We live in a world where “rich” often means tagging yourself in posh restaurants, designer labels, and bank accounts fat enough to not have to check your bank balance before doing the weekly shop. And while there’s nothing inherently wrong with financial abundance, I’ve come to crave a different kind of wealth. The truth is I have never craved money in abundance.
I want to be rich in unconditional love, the kind that stays even when the dishes pile up and your hair does whatever it wants. The love that wraps around you on your worst days and makes you feel seen, safe, and celebrated for just existing.
I want to be rich in laughter, the kind that bubbles up out of nowhere and makes your stomach hurt. The late-night giggles with friends, the accidental snorts, the ridiculous memes that you’ll be referencing for years. I want wealth in inside jokes and shared smirks across the room.

I want to be rich in sunshine, not just the literal kind (though yes please, give me all the golden morning light through my window), but the warmth that comes from joy, from peace, from moments of true contentment. The kind of light that finds its way in, even after long, hard seasons.

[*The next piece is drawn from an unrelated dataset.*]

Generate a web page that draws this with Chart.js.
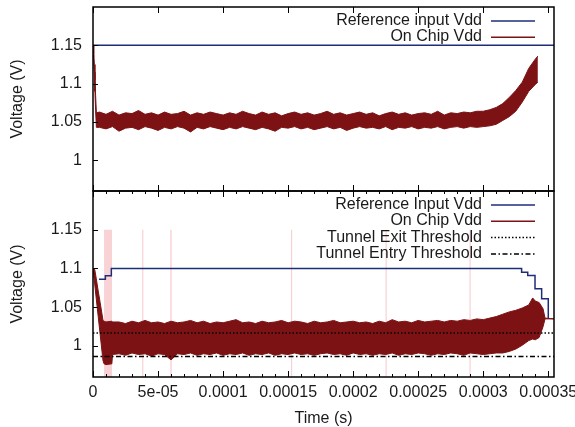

I want to be rich in health, not just for me but for those I love. The ability to move freely, breathe deeply, and wake up without pain. I want the kind of health that lets me chase dreams, dance in the kitchen, and hug the people I care about tight and long.
I want to be rich in adventure. Not just globe-trotting (though I’ll never say no to a new passport stamp), but the small adventures too, the unplanned detours, the drives with my best friend laughing about the random shit we find funny, the “what if we just tried it?” moments. I want a life that feels like an open road.
This kind of richness doesn’t show up in net worth statements or fit into a safe. But it shows up in how you feel at the end of the day when the world is quiet and you’re left with yourself.
And if I’m going to chase anything, let it be that.